» **SET EXERCISE**: Skip the pictures. Set down, word for word, the lines from the start of the material up to and including the line with "import plotly.graph_objects as go".

» **PROVIDED DATA**:
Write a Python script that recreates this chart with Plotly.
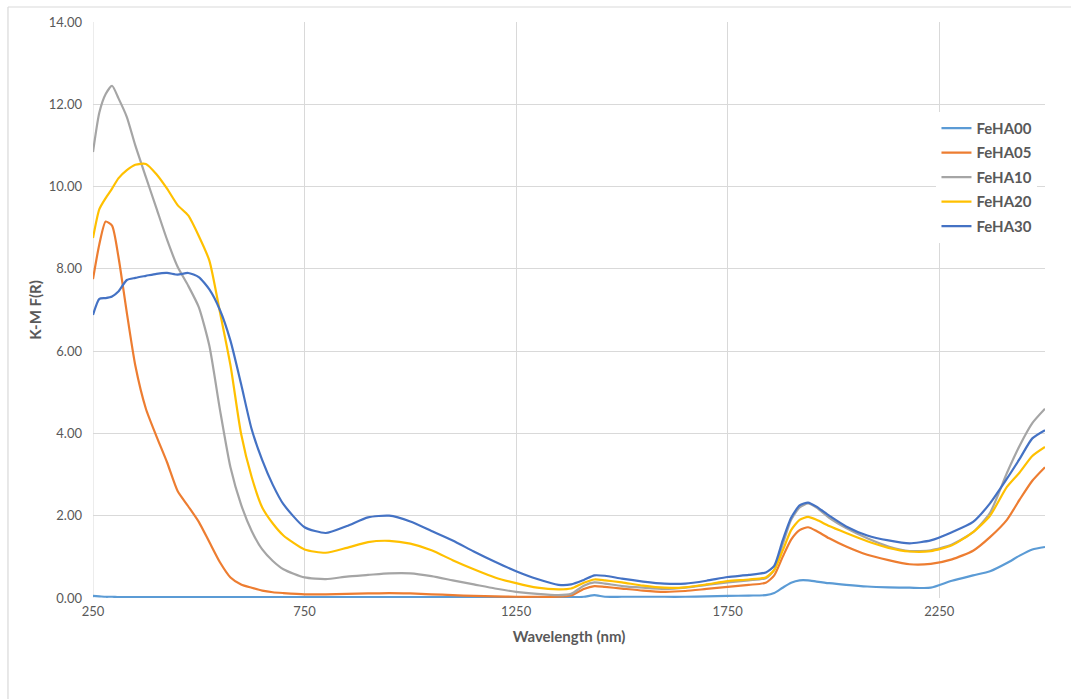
import plotly.graph_objects as go

# Wavelength grid (nm)
wavelength = [250, 265, 280, 295, 310, 330, 350, 375, 400, 425, 450, 475, 500, 525, 550,
              575, 600, 625, 650, 675, 700, 750, 800, 850, 900, 950, 1000, 1050, 1100,
              1150, 1200, 1250, 1300, 1350, 1380, 1410, 1435, 1460, 1500, 1550, 1600,
              1650, 1700, 1750, 1800, 1840, 1860, 1880, 1900, 1920, 1940, 1960, 1990,
              2030, 2080, 2130, 2180, 2230, 2280, 2330, 2370, 2410, 2440, 2470, 2500]

# Kubelka-Munk F(R) per sample
feha00 = [0.05, 0.04, 0.03, 0.03, 0.02, 0.02, 0.02, 0.02, 0.02, 0.02, 0.02, 0.02, 0.02, 0.02, 0.02,
          0.02, 0.02, 0.02, 0.02, 0.02, 0.02, 0.02, 0.02, 0.02, 0.02, 0.02, 0.02, 0.02, 0.02,
          0.02, 0.02, 0.02, 0.02, 0.02, 0.02, 0.03, 0.07, 0.03, 0.03, 0.03, 0.03,
          0.03, 0.04, 0.05, 0.06, 0.07, 0.12, 0.25, 0.37, 0.43, 0.43, 0.40, 0.36,
          0.32, 0.28, 0.26, 0.25, 0.25, 0.42, 0.55, 0.65, 0.85, 1.03, 1.18, 1.24]

feha05 = [7.75, 8.60, 9.15, 9.05, 8.30, 6.93, 5.65, 4.60, 3.93, 3.30, 2.60, 2.23, 1.85, 1.36, 0.87,
          0.50, 0.33, 0.25, 0.18, 0.14, 0.12, 0.09, 0.09, 0.10, 0.11, 0.12, 0.11, 0.09, 0.07,
          0.05, 0.04, 0.03, 0.03, 0.03, 0.06, 0.22, 0.29, 0.27, 0.23, 0.18, 0.15,
          0.17, 0.22, 0.27, 0.32, 0.37, 0.55, 1.00, 1.42, 1.65, 1.72, 1.63, 1.45,
          1.25, 1.05, 0.92, 0.82, 0.83, 0.94, 1.15, 1.48, 1.90, 2.39, 2.85, 3.18]

feha10 = [10.84, 11.80, 12.25, 12.45, 12.15, 11.69, 11.00, 10.23, 9.47, 8.71, 8.05, 7.59, 7.07, 6.13, 4.58,
          3.17, 2.27, 1.63, 1.18, 0.90, 0.70, 0.50, 0.46, 0.52, 0.56, 0.60, 0.60, 0.53, 0.43,
          0.33, 0.23, 0.15, 0.10, 0.07, 0.10, 0.30, 0.38, 0.35, 0.29, 0.25, 0.22,
          0.25, 0.32, 0.38, 0.43, 0.48, 0.68, 1.30, 1.90, 2.20, 2.30, 2.20, 1.95,
          1.70, 1.45, 1.25, 1.14, 1.16, 1.30, 1.60, 2.07, 3.04, 3.70, 4.25, 4.60]

feha20 = [8.75, 9.45, 9.72, 9.95, 10.20, 10.40, 10.53, 10.55, 10.30, 9.95, 9.55, 9.30, 8.80, 8.20, 6.95,
          5.65, 3.99, 2.94, 2.20, 1.81, 1.52, 1.18, 1.10, 1.22, 1.36, 1.39, 1.32, 1.16, 0.92,
          0.70, 0.50, 0.36, 0.25, 0.21, 0.23, 0.37, 0.45, 0.43, 0.38, 0.30, 0.25,
          0.26, 0.33, 0.41, 0.45, 0.50, 0.68, 1.15, 1.65, 1.90, 1.97, 1.90, 1.75,
          1.58, 1.38, 1.22, 1.13, 1.14, 1.28, 1.60, 2.00, 2.70, 3.05, 3.45, 3.67]

feha30 = [6.88, 7.27, 7.29, 7.33, 7.45, 7.73, 7.78, 7.83, 7.88, 7.90, 7.86, 7.90, 7.80, 7.50, 7.00,
          6.25, 5.20, 4.10, 3.35, 2.75, 2.28, 1.72, 1.58, 1.75, 1.96, 2.00, 1.86, 1.63, 1.40,
          1.13, 0.88, 0.65, 0.46, 0.32, 0.33, 0.44, 0.55, 0.54, 0.47, 0.40, 0.35,
          0.35, 0.42, 0.51, 0.56, 0.62, 0.78, 1.40, 1.95, 2.25, 2.32, 2.22, 2.00,
          1.74, 1.52, 1.40, 1.33, 1.40, 1.60, 1.85, 2.30, 2.90, 3.38, 3.88, 4.08]

series_names = ["FeHA00", "FeHA05", "FeHA10", "FeHA20", "FeHA30"]
series_values = [feha00, feha05, feha10, feha20, feha30]
series_colors = ["#5B9BD5", "#ED7D31", "#A5A5A5", "#FFC000", "#4472C4"]

x_ticks = [250, 750, 1250, 1750, 2250]
y_ticks = [0, 2, 4, 6, 8, 10, 12, 14]

FONT = "Lato, 'Open Sans', sans-serif"
TEXT = "#595959"
GRID = "#D9D9D9"

fig = go.Figure()
for name, vals, col in zip(series_names, series_values, series_colors):
    fig.add_trace(go.Scatter(
        x=wavelength, y=vals, name=name, mode="lines",
        line=dict(color=col, width=2.2, shape="spline", smoothing=0.6),
        legendgroup=name,
    ))

fig.update_layout(
    width=1071, height=699,
    margin=dict(l=93, r=26, t=22, b=101),
    paper_bgcolor="white", plot_bgcolor="white",
    font=dict(family=FONT, color=TEXT, size=12),
    showlegend=True,
    legend=dict(
        x=0.886, y=0.844, xanchor="left", yanchor="top",
        bgcolor="white", borderwidth=0,
        font=dict(family=FONT, size=15, color=TEXT, weight="bold"),
        tracegroupgap=2, itemwidth=30,
    ),
    xaxis=dict(
        range=[250, 2500], tickmode="array", tickvals=x_ticks,
        ticktext=[str(v) for v in x_ticks],
        showgrid=True, gridcolor=GRID, gridwidth=1,
        showline=False, zeroline=False, ticks="",
        ticklabelstandoff=4,
        tickfont=dict(size=13, color=TEXT),
        title=dict(text="Wavelength (nm)", standoff=13,
                   font=dict(size=15, color=TEXT, family=FONT, weight="bold")),
    ),
    yaxis=dict(
        range=[0, 14], tickmode="array", tickvals=y_ticks,
        ticktext=[f"{v:.2f}" for v in y_ticks],
        showgrid=True, gridcolor=GRID, gridwidth=1,
        showline=False, zeroline=False, ticks="",
        ticklabelstandoff=10,
        tickfont=dict(size=13, color=TEXT),
        title=dict(text="K-M F(R)", standoff=3,
                   font=dict(size=15, color=TEXT, family=FONT, weight="bold")),
    ),
)

# Chart frame along the top and left edges of the figure
fig.add_shape(type="line", xref="paper", yref="paper", x0=-0.0893, x1=1.05,
              y0=1.026, y1=1.026, line=dict(color=GRID, width=1.2), layer="below")
fig.add_shape(type="line", xref="paper", yref="paper", x0=-0.0893, x1=-0.0893,
              y0=1.026, y1=-0.2, line=dict(color=GRID, width=1.2), layer="below")
# Left edge gridline at 250 nm
fig.add_shape(type="line", xref="x", yref="paper", x0=250, x1=250, y0=0, y1=1,
              line=dict(color=GRID, width=1), layer="below")

fig.write_html("out.html")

» **WRITTEN SOLUTION**:
Write a Python script that recreates this chart with Plotly.
import plotly.graph_objects as go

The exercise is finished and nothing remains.